THE INPUT:
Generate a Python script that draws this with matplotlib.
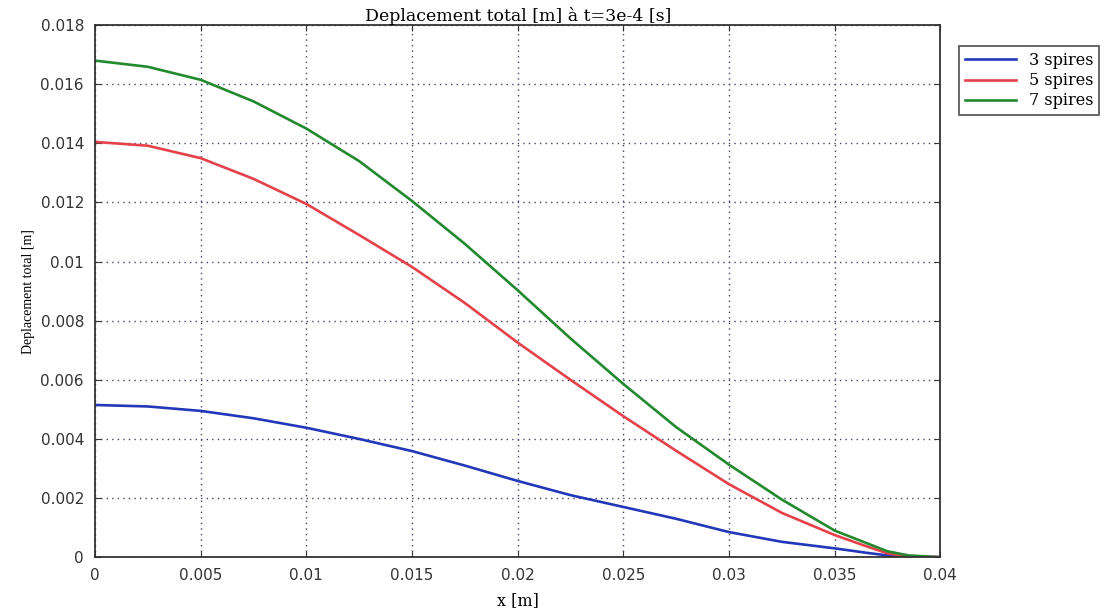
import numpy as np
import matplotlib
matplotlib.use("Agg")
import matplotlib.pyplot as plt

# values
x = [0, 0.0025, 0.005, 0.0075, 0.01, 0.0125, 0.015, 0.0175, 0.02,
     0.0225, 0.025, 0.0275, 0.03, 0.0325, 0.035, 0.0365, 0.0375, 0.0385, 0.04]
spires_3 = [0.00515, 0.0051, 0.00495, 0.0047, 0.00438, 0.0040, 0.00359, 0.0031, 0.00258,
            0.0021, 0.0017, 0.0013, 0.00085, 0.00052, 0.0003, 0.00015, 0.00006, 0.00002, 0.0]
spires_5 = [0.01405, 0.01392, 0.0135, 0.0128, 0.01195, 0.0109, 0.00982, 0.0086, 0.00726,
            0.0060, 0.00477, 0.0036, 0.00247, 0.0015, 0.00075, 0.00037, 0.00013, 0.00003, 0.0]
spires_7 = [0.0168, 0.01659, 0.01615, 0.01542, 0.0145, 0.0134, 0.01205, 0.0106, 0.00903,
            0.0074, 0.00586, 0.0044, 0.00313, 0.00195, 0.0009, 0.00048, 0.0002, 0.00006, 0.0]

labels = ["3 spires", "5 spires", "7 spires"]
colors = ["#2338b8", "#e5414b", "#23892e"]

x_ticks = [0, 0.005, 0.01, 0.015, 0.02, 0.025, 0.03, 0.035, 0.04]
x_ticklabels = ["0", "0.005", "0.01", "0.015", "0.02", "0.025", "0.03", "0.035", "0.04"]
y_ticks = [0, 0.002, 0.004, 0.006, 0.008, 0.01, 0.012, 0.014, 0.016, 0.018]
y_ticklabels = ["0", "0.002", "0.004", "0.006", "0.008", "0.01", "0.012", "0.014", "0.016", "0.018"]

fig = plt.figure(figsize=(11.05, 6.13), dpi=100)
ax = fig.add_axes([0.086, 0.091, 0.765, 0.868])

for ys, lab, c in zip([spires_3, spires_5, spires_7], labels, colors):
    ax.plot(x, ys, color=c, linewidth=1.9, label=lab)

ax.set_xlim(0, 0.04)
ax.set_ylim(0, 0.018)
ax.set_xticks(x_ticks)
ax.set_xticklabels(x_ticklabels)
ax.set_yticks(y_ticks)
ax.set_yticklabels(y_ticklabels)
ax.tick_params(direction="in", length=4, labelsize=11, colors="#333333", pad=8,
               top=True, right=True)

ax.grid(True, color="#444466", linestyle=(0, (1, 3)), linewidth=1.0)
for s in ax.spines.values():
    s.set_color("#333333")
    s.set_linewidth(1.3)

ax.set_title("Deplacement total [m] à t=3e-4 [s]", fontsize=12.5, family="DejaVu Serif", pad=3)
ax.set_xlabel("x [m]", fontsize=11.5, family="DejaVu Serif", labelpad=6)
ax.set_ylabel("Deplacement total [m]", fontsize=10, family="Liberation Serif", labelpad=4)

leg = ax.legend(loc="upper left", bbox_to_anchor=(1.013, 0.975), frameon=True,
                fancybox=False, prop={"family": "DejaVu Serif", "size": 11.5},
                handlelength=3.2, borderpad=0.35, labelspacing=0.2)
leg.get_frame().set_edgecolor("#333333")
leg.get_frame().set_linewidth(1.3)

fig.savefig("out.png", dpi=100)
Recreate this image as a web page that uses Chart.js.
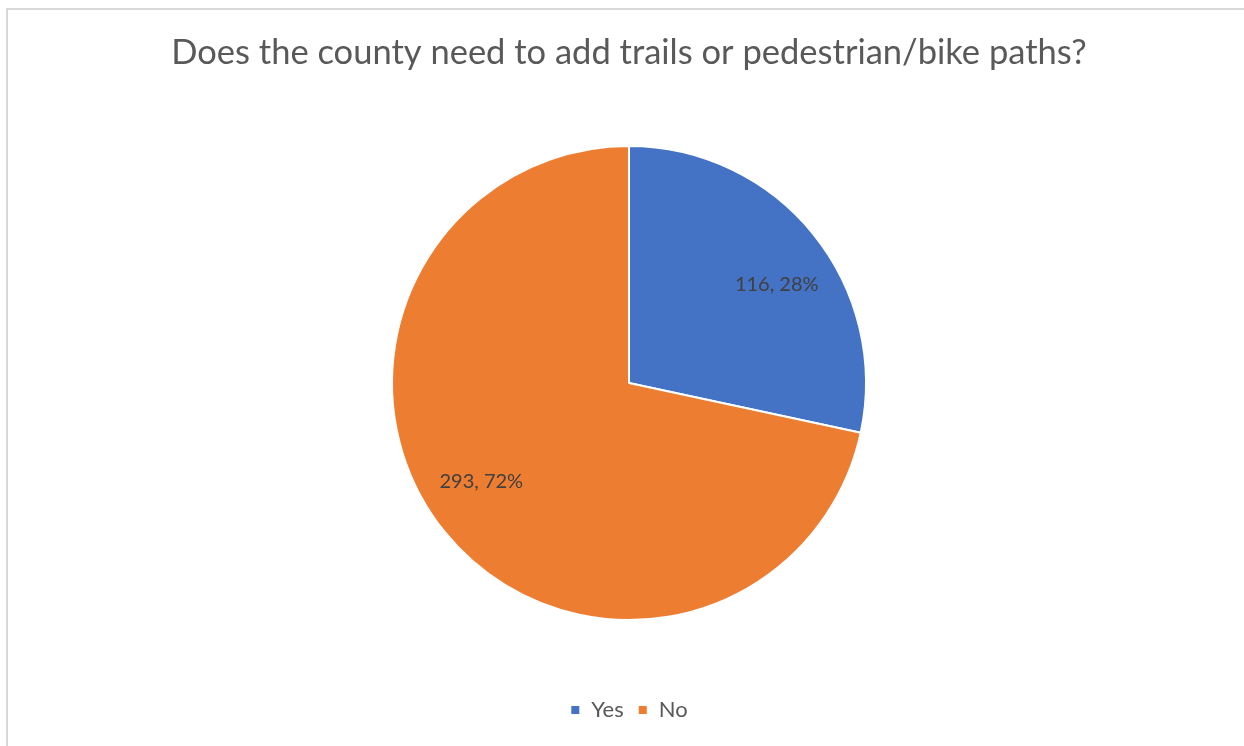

PROMPT: Copy the entries exactly. Leave out the images.

WORKED SOLUTION:
Generate a Python script that draws this with matplotlib.
import numpy as np
import matplotlib
matplotlib.use("Agg")
import matplotlib.pyplot as plt

# values
x = [0, 0.0025, 0.005, 0.0075, 0.01, 0.0125, 0.015, 0.0175, 0.02,
     0.0225, 0.025, 0.0275, 0.03, 0.0325, 0.035, 0.0365, 0.0375, 0.0385, 0.04]
spires_3 = [0.00515, 0.0051, 0.00495, 0.0047, 0.00438, 0.0040, 0.00359, 0.0031, 0.00258,
            0.0021, 0.0017, 0.0013, 0.00085, 0.00052, 0.0003, 0.00015, 0.00006, 0.00002, 0.0]
spires_5 = [0.01405, 0.01392, 0.0135, 0.0128, 0.01195, 0.0109, 0.00982, 0.0086, 0.00726,
            0.0060, 0.00477, 0.0036, 0.00247, 0.0015, 0.00075, 0.00037, 0.00013, 0.00003, 0.0]
spires_7 = [0.0168, 0.01659, 0.01615, 0.01542, 0.0145, 0.0134, 0.01205, 0.0106, 0.00903,
            0.0074, 0.00586, 0.0044, 0.00313, 0.00195, 0.0009, 0.00048, 0.0002, 0.00006, 0.0]

labels = ["3 spires", "5 spires", "7 spires"]
colors = ["#2338b8", "#e5414b", "#23892e"]

x_ticks = [0, 0.005, 0.01, 0.015, 0.02, 0.025, 0.03, 0.035, 0.04]
x_ticklabels = ["0", "0.005", "0.01", "0.015", "0.02", "0.025", "0.03", "0.035", "0.04"]
y_ticks = [0, 0.002, 0.004, 0.006, 0.008, 0.01, 0.012, 0.014, 0.016, 0.018]
y_ticklabels = ["0", "0.002", "0.004", "0.006", "0.008", "0.01", "0.012", "0.014", "0.016", "0.018"]

fig = plt.figure(figsize=(11.05, 6.13), dpi=100)
ax = fig.add_axes([0.086, 0.091, 0.765, 0.868])

for ys, lab, c in zip([spires_3, spires_5, spires_7], labels, colors):
    ax.plot(x, ys, color=c, linewidth=1.9, label=lab)

ax.set_xlim(0, 0.04)
ax.set_ylim(0, 0.018)
ax.set_xticks(x_ticks)
ax.set_xticklabels(x_ticklabels)
ax.set_yticks(y_ticks)
ax.set_yticklabels(y_ticklabels)
ax.tick_params(direction="in", length=4, labelsize=11, colors="#333333", pad=8,
               top=True, right=True)

ax.grid(True, color="#444466", linestyle=(0, (1, 3)), linewidth=1.0)
for s in ax.spines.values():
    s.set_color("#333333")
    s.set_linewidth(1.3)

ax.set_title("Deplacement total [m] à t=3e-4 [s]", fontsize=12.5, family="DejaVu Serif", pad=3)
ax.set_xlabel("x [m]", fontsize=11.5, family="DejaVu Serif", labelpad=6)
ax.set_ylabel("Deplacement total [m]", fontsize=10, family="Liberation Serif", labelpad=4)

leg = ax.legend(loc="upper left", bbox_to_anchor=(1.013, 0.975), frameon=True,
                fancybox=False, prop={"family": "DejaVu Serif", "size": 11.5},
                handlelength=3.2, borderpad=0.35, labelspacing=0.2)
leg.get_frame().set_edgecolor("#333333")
leg.get_frame().set_linewidth(1.3)

fig.savefig("out.png", dpi=100)
Recreate this image as a web page that uses Chart.js.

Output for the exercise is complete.